Proved reserve estimates are adjusted annually in the fourth quarter and during the year if significant changes occur and take into account recent production and subsurface information about each field. Also, as required by current authoritative guidelines, the estimated future date when an asset will reach the end of its economic life is based on historical 12-month first-of-month average prices and current costs. This date estimates when production will end and affects the amount of estimated reserves. Therefore, as prices and cost levels change from year to year, the estimate of proved reserves also changes. Generally, our proved reserves decrease as prices decline and increase as prices rise.
Our proved reserves include estimated quantities related to PSCs, reported under the "economic interest" method, as well as variable-royalty regimes, and are subject to fluctuations in commodity prices, recoverable operating expenses and capital costs. If costs remain stable, reserve quantities attributable to recovery of costs will change inversely to changes in commodity prices. We would expect reserves from these contracts to decrease when product prices rise and increase when prices decline.
The estimation of proved reserves is also important to the income statement because the proved reserve estimate for a field serves as the denominator in the unit-of-production calculation of the DD&A of the capitalized costs for that asset.

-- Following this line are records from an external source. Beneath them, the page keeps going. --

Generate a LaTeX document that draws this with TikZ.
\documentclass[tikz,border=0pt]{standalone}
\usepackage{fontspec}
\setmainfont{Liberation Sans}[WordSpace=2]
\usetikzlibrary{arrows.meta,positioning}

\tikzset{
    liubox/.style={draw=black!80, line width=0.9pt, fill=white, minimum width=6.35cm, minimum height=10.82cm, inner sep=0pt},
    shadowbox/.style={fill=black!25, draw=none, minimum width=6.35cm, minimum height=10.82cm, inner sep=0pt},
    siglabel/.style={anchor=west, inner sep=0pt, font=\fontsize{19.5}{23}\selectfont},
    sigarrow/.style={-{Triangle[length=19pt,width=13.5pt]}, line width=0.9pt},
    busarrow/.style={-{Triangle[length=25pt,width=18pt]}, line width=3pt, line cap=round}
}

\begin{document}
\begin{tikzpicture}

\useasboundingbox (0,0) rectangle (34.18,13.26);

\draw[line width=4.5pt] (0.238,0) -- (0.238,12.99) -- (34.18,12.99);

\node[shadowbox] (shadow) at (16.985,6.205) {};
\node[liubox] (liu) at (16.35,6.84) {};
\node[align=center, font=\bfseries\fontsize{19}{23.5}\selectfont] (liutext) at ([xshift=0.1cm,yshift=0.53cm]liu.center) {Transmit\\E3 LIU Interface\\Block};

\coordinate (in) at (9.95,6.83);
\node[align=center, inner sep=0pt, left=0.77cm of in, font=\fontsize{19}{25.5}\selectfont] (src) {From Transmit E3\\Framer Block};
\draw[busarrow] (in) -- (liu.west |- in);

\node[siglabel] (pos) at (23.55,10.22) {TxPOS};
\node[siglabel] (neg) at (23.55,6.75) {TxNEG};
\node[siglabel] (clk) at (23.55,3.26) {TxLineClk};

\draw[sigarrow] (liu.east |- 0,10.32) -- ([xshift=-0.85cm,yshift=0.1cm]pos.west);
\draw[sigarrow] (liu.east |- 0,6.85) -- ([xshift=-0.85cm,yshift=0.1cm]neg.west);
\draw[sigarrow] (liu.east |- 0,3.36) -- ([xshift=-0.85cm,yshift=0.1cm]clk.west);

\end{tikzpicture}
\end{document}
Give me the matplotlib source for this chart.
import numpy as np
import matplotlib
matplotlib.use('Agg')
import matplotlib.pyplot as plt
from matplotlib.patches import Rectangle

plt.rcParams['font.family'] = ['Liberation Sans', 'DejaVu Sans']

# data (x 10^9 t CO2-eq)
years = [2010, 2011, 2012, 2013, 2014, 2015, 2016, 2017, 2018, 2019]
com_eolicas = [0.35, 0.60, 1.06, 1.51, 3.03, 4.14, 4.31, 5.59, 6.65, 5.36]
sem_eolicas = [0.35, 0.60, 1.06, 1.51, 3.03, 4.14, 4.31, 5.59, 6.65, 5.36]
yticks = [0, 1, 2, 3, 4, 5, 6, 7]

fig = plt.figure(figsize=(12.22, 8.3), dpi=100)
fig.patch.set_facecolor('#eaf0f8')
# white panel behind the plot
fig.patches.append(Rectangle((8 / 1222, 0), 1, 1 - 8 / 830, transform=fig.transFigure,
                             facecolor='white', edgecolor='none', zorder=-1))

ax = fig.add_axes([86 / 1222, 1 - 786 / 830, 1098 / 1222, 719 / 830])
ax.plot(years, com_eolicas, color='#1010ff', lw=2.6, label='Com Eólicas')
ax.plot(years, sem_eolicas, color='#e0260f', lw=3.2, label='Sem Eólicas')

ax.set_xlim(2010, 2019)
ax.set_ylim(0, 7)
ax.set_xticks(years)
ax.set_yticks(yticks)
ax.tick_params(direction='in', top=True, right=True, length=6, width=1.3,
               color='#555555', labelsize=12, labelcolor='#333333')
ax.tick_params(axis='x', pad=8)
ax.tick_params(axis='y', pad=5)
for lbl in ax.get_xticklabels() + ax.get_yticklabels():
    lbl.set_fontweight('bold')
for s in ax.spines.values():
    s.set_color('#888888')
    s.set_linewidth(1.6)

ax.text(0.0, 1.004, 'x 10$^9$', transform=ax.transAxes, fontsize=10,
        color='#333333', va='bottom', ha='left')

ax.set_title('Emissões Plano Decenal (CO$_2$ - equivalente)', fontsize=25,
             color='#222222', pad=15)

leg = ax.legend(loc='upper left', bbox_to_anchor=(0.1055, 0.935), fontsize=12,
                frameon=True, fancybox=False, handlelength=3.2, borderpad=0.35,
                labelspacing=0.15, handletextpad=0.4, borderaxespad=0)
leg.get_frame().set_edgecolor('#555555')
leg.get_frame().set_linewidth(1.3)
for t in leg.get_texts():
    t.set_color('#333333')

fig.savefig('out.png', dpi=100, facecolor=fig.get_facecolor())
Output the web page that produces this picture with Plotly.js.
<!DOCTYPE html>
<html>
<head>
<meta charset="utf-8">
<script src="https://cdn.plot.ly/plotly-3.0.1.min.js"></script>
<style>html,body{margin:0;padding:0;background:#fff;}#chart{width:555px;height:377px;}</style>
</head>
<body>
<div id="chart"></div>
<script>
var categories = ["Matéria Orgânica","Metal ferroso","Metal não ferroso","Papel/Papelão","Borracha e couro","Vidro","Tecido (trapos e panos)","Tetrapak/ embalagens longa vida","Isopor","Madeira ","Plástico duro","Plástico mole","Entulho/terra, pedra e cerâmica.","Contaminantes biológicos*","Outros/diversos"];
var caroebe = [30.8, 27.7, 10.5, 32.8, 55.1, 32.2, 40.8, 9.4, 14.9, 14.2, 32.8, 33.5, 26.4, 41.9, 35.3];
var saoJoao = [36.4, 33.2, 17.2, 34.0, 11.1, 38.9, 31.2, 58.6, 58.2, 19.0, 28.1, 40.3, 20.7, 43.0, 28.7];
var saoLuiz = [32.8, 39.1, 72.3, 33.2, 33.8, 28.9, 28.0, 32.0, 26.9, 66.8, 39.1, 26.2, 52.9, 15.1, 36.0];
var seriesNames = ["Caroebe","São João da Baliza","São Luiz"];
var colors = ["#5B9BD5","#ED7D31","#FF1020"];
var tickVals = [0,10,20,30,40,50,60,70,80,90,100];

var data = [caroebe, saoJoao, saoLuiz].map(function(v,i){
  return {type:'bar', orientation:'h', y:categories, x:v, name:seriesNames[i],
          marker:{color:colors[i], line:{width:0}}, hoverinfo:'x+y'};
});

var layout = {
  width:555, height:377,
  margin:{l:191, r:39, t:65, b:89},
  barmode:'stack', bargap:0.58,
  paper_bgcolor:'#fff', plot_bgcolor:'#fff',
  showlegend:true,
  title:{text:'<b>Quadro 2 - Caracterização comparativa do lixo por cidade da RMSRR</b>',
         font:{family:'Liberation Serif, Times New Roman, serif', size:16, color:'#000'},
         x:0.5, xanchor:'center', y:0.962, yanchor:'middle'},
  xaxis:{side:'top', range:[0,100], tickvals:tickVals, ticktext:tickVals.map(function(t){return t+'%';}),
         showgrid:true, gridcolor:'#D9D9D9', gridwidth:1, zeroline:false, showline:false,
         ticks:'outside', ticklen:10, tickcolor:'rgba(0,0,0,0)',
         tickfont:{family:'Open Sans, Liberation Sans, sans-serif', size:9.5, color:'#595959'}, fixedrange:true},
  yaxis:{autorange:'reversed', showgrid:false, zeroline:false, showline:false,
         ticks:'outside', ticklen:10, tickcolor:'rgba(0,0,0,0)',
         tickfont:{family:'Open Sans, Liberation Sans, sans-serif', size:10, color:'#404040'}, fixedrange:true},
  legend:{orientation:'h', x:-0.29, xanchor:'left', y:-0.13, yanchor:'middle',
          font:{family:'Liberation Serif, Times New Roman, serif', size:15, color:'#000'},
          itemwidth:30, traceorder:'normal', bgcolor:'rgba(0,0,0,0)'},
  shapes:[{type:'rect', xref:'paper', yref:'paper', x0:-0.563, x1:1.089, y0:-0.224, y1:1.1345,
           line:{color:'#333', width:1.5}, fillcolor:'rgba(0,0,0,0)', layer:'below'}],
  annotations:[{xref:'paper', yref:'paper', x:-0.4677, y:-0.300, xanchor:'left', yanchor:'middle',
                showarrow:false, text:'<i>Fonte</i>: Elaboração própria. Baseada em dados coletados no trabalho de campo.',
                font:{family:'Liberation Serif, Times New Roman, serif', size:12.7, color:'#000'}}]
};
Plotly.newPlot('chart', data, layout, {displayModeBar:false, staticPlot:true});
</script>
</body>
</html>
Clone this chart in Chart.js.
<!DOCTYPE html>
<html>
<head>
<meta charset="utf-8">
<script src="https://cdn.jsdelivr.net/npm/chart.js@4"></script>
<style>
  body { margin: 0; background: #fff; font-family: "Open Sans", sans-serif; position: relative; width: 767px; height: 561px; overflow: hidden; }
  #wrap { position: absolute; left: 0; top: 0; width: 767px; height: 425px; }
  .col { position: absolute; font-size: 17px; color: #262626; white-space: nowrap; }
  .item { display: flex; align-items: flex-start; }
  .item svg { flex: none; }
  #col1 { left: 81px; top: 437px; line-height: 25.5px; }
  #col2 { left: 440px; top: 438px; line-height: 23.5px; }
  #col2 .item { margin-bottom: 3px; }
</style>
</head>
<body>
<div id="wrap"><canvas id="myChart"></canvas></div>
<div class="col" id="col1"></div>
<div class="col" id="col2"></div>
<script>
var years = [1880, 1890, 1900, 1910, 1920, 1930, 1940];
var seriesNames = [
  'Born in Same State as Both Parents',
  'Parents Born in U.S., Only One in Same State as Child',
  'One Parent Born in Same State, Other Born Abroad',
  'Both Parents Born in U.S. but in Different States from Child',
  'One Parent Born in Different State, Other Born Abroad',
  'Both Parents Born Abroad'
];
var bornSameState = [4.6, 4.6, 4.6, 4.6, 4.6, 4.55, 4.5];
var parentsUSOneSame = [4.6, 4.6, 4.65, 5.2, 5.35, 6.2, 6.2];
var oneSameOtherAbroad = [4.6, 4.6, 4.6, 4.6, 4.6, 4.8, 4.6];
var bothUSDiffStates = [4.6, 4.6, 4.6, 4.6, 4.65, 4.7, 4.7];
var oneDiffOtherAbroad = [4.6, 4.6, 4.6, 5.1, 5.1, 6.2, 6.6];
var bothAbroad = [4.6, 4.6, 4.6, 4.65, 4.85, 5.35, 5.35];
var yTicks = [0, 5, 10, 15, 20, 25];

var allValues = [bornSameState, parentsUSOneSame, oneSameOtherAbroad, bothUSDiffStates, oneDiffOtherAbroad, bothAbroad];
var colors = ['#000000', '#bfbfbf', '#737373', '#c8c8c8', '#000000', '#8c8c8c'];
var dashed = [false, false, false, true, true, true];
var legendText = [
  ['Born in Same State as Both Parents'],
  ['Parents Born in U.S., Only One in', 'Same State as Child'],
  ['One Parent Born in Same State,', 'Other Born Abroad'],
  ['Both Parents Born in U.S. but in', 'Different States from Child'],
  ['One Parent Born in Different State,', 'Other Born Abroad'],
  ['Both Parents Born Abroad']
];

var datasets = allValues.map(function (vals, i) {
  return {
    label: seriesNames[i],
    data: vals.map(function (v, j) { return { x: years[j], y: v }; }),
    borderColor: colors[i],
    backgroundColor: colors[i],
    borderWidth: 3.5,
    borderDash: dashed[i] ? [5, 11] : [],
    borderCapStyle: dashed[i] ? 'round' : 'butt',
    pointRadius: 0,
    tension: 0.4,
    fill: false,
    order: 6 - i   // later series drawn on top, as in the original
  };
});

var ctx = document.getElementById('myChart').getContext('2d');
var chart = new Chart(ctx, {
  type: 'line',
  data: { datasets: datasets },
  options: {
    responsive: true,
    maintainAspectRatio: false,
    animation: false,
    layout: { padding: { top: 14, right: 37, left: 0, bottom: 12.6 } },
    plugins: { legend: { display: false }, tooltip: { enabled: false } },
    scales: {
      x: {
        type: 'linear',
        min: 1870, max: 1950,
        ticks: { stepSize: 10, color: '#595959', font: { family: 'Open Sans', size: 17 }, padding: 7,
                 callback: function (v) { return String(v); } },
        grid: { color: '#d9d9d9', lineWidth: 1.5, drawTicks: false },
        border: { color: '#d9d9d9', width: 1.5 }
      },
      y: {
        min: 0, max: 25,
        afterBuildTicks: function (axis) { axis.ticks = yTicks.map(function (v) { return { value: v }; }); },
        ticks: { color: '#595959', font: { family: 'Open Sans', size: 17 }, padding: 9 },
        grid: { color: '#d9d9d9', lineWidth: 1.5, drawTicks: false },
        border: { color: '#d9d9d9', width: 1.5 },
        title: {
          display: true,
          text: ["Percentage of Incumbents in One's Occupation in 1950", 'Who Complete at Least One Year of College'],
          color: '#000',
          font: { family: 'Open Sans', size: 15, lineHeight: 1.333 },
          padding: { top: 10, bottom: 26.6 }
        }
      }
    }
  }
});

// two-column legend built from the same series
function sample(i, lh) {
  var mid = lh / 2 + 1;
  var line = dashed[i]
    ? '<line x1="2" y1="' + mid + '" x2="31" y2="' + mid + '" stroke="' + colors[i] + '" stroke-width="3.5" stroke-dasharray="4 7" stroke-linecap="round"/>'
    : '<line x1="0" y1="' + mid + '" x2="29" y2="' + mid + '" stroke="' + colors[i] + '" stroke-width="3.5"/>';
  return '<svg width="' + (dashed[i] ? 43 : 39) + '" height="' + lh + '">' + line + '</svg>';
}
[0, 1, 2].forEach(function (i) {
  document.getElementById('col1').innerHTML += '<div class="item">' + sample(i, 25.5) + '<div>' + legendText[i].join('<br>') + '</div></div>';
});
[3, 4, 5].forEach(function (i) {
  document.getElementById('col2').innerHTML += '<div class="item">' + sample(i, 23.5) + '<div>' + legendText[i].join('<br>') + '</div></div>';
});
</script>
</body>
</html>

At year-end 2025, the net book value of productive PP&E subject to a unit-of-production calculation was approximately $80 billion and the DD&A recorded on these assets in 2025 was approximately $11.2 billion. The estimated proved developed reserves for our consolidated operations were 4.5 billion BOE at the end of 2024 and 4.2 billion BOE at the end of 2025. If the estimates of proved reserves used in the unit-of-production calculations had been lower by 10 percent across all calculations, before-tax DD&A in 2025 would have increased by an estimated $1,250 million.
Business Combination-Valuation of Oil and Gas Properties
For business combinations, management applies the principles of acquisition accounting under FASB ASC Topic 805 - "Business Combinations" and allocates the purchase price to assets acquired and liabilities assumed, based on their estimated fair values as of the acquisition date. Estimating the fair values involves making various assumptions, of which the most significant assumptions relate to the fair values assigned to proved and unproved oil and gas properties. For significant business combinations, management generally utilizes a discounted cash flow approach, based on market participant assumptions, and considers engaging third party valuation experts in preparing fair value estimates.
Significant inputs incorporated within the valuation include future commodity price assumptions and production profiles of reserve estimates, future operating and development costs, inflation rates, and discount rates using a market-based weighted average cost of capital determined at the time of the acquisition. When estimating the fair value of unproved properties, additional risk-weighting adjustments are applied to probable and possible reserves.
The assumptions and inputs incorporated within the fair value estimates are subject to considerable management judgment and are based on industry, market and economic conditions prevalent at the time of the acquisition. Although we based these estimates on assumptions believed to be reasonable, these estimates are inherently unpredictable and uncertain and actual results could differ. If the initial accounting for the business combination is incomplete by the end of the reporting period in which the acquisition occurs, an estimate is recorded. Subsequent to the acquisition date, and not later than one year from the acquisition date, we record any material adjustments to the initial estimate based on new information obtained that would have existed as of the date of the acquisition. Any adjustment that arises from information obtained that did not exist as of the date of acquisition is recorded in the period the adjustment arises. See Note 3.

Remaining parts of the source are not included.